By Marc Lichtenfeld, Investment Director
Monday, March 25, 2013
One of the first lessons I learned about investing had nothing to do with the markets.
In my first job out of school, I was a junior assistant marketing whatever at a credit union. It was the early 90s and there was a recession. My boss was a 30-something-year-old VP with a drinking problem. But she could market the heck out of that credit union.
She grew our membership manifold, explaining to me that the time to spend and grab market share is during a recession when everyone in the industry is cutting back on marketing.
She was the ultimate contrarian.
I’ve applied that lesson to investing. As real estate melted down, my wife and I picked up investment properties. In 2009, when investors were bailing on their stocks and plowing everything into cash, I put my cash to work and bought stocks with both hands.
Most investors weren’t that lucky (or smart) and are just now getting back into the market.
In fact, in February of 2012, when they should have been buying stocks, investors pulled $1 billion out of stock mutual funds. And this February, as the markets close in on record highs, investors went on a buying spree, stashing some $550 million in stock mutual funds last month.
In other words, investors are returning to stocks after the market has already more than doubled.
While sentiment has improved significantly, it’s not at extreme levels yet. Think back to the dot-com boom, the real estate boom, or the Great Recession. Those were extremes.
Doesn’t Matter
I can’t tell you if we’re on the verge of a bear market, correction, or another 100% rally. For my purposes (and probably yours if you’re reading this column), it shouldn’t matter.

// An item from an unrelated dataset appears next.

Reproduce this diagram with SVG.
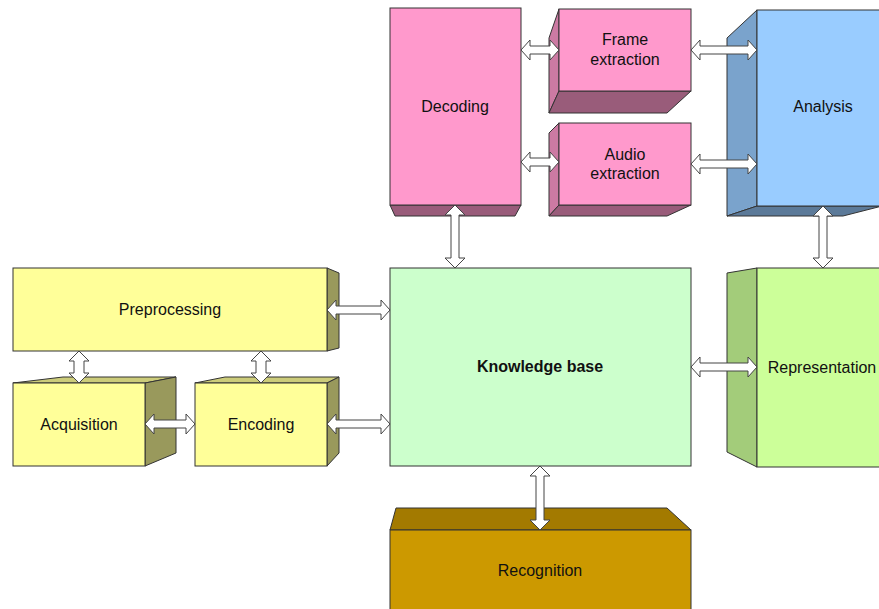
<svg xmlns="http://www.w3.org/2000/svg" width="879" height="609" viewBox="0 0 879 609">
<style>
  .s{stroke:#333333;stroke-width:1;stroke-linejoin:miter}
  .t{font-family:"Liberation Sans",Arial,sans-serif;font-size:16px;fill:#111111;text-anchor:middle}
  .b{font-weight:bold}
  .arr path{fill:#ffffff;stroke:#444444;stroke-width:1}
  .pink{fill:#FF99CC}.pinkS{fill:#CC7AA3}.pinkD{fill:#995C7A}
  .blue{fill:#99CCFF}.blueS{fill:#7AA3CC}.blueD{fill:#5C7A99}
  .lime{fill:#CCFF99}.limeS{fill:#A3CC7A}
  .yel{fill:#FFFF99}.yelT{fill:#CCCC7A}.yelS{fill:#99995C}
  .gold{fill:#CC9900}.goldT{fill:#A37A00}
  .kb{fill:#CCFFCC}
</style>
<rect width="879" height="609" fill="#ffffff"/>
<g id="decoding">
  <polygon class="s pinkD" points="390,205 521,205 515,216 395,216"/>
  <rect class="s pink" x="390" y="8" width="131" height="197"/>
  <text class="t" x="455" y="112">Decoding</text>
</g>
<g id="frame-extraction">
  <polygon class="s pinkS" points="559,9 549,38 549,113 559,91"/>
  <polygon class="s pinkD" points="559,91 691,91 667,113 549,113"/>
  <rect class="s pink" x="559" y="9" width="132" height="82"/>
  <text class="t" x="625" y="45">Frame</text>
  <text class="t" x="625" y="65">extraction</text>
</g>
<g id="audio-extraction">
  <polygon class="s pinkS" points="559,123 549,133 549,216 559,205"/>
  <polygon class="s pinkD" points="559,205 691,205 667,216 549,216"/>
  <rect class="s pink" x="559" y="123" width="132" height="82"/>
  <text class="t" x="625" y="160">Audio</text>
  <text class="t" x="625" y="179">extraction</text>
</g>
<g id="analysis">
  <polygon class="s blueS" points="757,10 727,38 727,216 757,206"/>
  <polygon class="s blueD" points="757,206 890,206 890,204 843,216 727,216"/>
  <rect class="s blue" x="757" y="10" width="140" height="196"/>
  <text class="t" x="823" y="112">Analysis</text>
</g>
<g id="representation">
  <polygon class="s limeS" points="757,268 727,273 727,452 757,467"/>
  <rect class="s lime" x="757" y="268" width="140" height="199"/>
  <text class="t" x="822" y="373">Representation</text>
</g>
<g id="knowledge-base">
  <rect class="s kb" x="390" y="268" width="301" height="198"/>
  <text class="t b" x="540" y="372">Knowledge base</text>
</g>
<g id="preprocessing">
  <polygon class="s yelS" points="327,268 339,273 339,348 327,351"/>
  <rect class="s yel" x="13" y="268" width="314" height="83"/>
  <text class="t" x="170" y="315">Preprocessing</text>
</g>
<g id="acquisition">
  <polygon class="s yelT" points="13,383 145,383 176,377 63,377"/>
  <polygon class="s yelS" points="145,383 176,377 176,453 145,466"/>
  <rect class="s yel" x="13" y="383" width="132" height="83"/>
  <text class="t" x="79" y="430">Acquisition</text>
</g>
<g id="encoding">
  <polygon class="s yelT" points="195,383 327,383 339,377 225,377"/>
  <polygon class="s yelS" points="327,383 339,377 339,453 327,466"/>
  <rect class="s yel" x="195" y="383" width="132" height="83"/>
  <text class="t" x="261" y="430">Encoding</text>
</g>
<g id="recognition">
  <polygon class="s goldT" points="390,530 396,508 667,508 691,530"/>
  <rect class="s gold" x="390" y="530" width="301" height="90"/>
  <text class="t" x="540" y="576">Recognition</text>
</g>
<g id="connectors" class="arr">
  <path d="M521,50 L530,40 L530,46 L550,46 L550,40 L559,50 L550,60 L550,54 L530,54 L530,60 Z"/>
  <path d="M521,162 L530,152 L530,158 L550,158 L550,152 L559,162 L550,172 L550,166 L530,166 L530,172 Z"/>
  <path d="M691,50 L700,40 L700,46 L748,46 L748,40 L757,50 L748,60 L748,54 L700,54 L700,60 Z"/>
  <path d="M691,164 L700,154 L700,160 L748,160 L748,154 L757,164 L748,174 L748,168 L700,168 L700,174 Z"/>
  <path d="M455,205 L465,215 L459,215 L459,258 L465,258 L455,268 L445,258 L451,258 L451,215 L445,215 Z"/>
  <path d="M823,206 L833,216 L827,216 L827,258 L833,258 L823,268 L813,258 L819,258 L819,216 L813,216 Z"/>
  <path d="M327,310 L336,300 L336,306 L381,306 L381,300 L390,310 L381,320 L381,314 L336,314 L336,320 Z"/>
  <path d="M327,424 L336,414 L336,420 L381,420 L381,414 L390,424 L381,434 L381,428 L336,428 L336,434 Z"/>
  <path d="M691,367 L700,357 L700,363 L748,363 L748,357 L757,367 L748,377 L748,371 L700,371 L700,377 Z"/>
  <path d="M79,351 L89,361 L84,361 L84,373 L89,373 L79,383 L69,373 L74,373 L74,361 L69,361 Z"/>
  <path d="M261,351 L271,361 L266,361 L266,373 L271,373 L261,383 L251,373 L256,373 L256,361 L251,361 Z"/>
  <path d="M145,424 L154,414 L154,420 L186,420 L186,414 L195,424 L186,434 L186,428 L154,428 L154,434 Z"/>
  <path d="M540,466 L550,476 L544,476 L544,520 L550,520 L540,530 L530,520 L536,520 L536,476 L530,476 Z"/>
</g>
</svg>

Investing for the long haul means ignoring all the noise, whether it’s market action, talking heads, or magazine covers.
When you take a sensible approach to investing with your eye on the long term, good things happen.
It’s not exciting mind you. But it works, year after year, decade after decade. And that’s my focus – to help you make money and prepare for, or live better in, retirement.
The key is to own what I call Perpetual Dividend Raisers – companies that raise their dividends every year. Stocks like Colgate-Palmolive (NYSE: CL), The Coca-Cola Company (NYSE: KO) and Proctor & Gamble (NYSE: PG).
Warning – you’re not going to impress anyone at a cocktail party when you sing the praises of your favorite stock that makes dishwashing liquid and toothpaste. But here’s how those three stocks performed over the last 10 years, most of which encompassed what is being called “the lost decade” because of a zero return in the stock market.
During that time period, Coke raised its dividend an average of 10% per year. Colgate, the boring toothpaste company, boosted its payout by an average of 13%. Proctor & Gamble’s annual raise was 11%. And these companies have been doing it forever.
On average, the three of them have raised their dividends every single year for 52 years.
That goes back to 1961… when a gallon of gas was $0.27, Alan Shepard became the first American in space and John Fitzgerald Kennedy was inaugurated as President of the United States.
That was a long time ago.
Money Machines
What makes these “boring” stocks exciting is how much money investors could have made on them. I don’t care if the company makes paper towels or technology for mobile devices; it’s hard to argue with the 9% to 13% compound annual growth rates of the three companies.
And best of all, they did it while most stocks went nowhere.
Even more impressive is that these are conservative stocks. Investors are not sticking their necks out when they buy these kinds of names.
Even during the Great Recession, Dividend Aristocrats, which are stocks that have raised the dividend every year for 25 years or more, were positive over 10 years. And by a lot.
In the decade ending in 2008, the depths of the recession, Aristocrats were up 40%. In contrast, the S&P 500 was down 9%.
Most investors chase the hottest trends. They buy stocks when they’re going up. And sell their stocks when they’re going down.
It’s the exact opposite of what you’re supposed to do.
There are lots of ways to invest. But the only way I know of that has consistently made money is to invest in stocks that raise their dividends every year.
You don’t need to zig while others are zagging. The ultimate contrarian move is to stay calm and hang on to great stocks while others are trying to figure it out.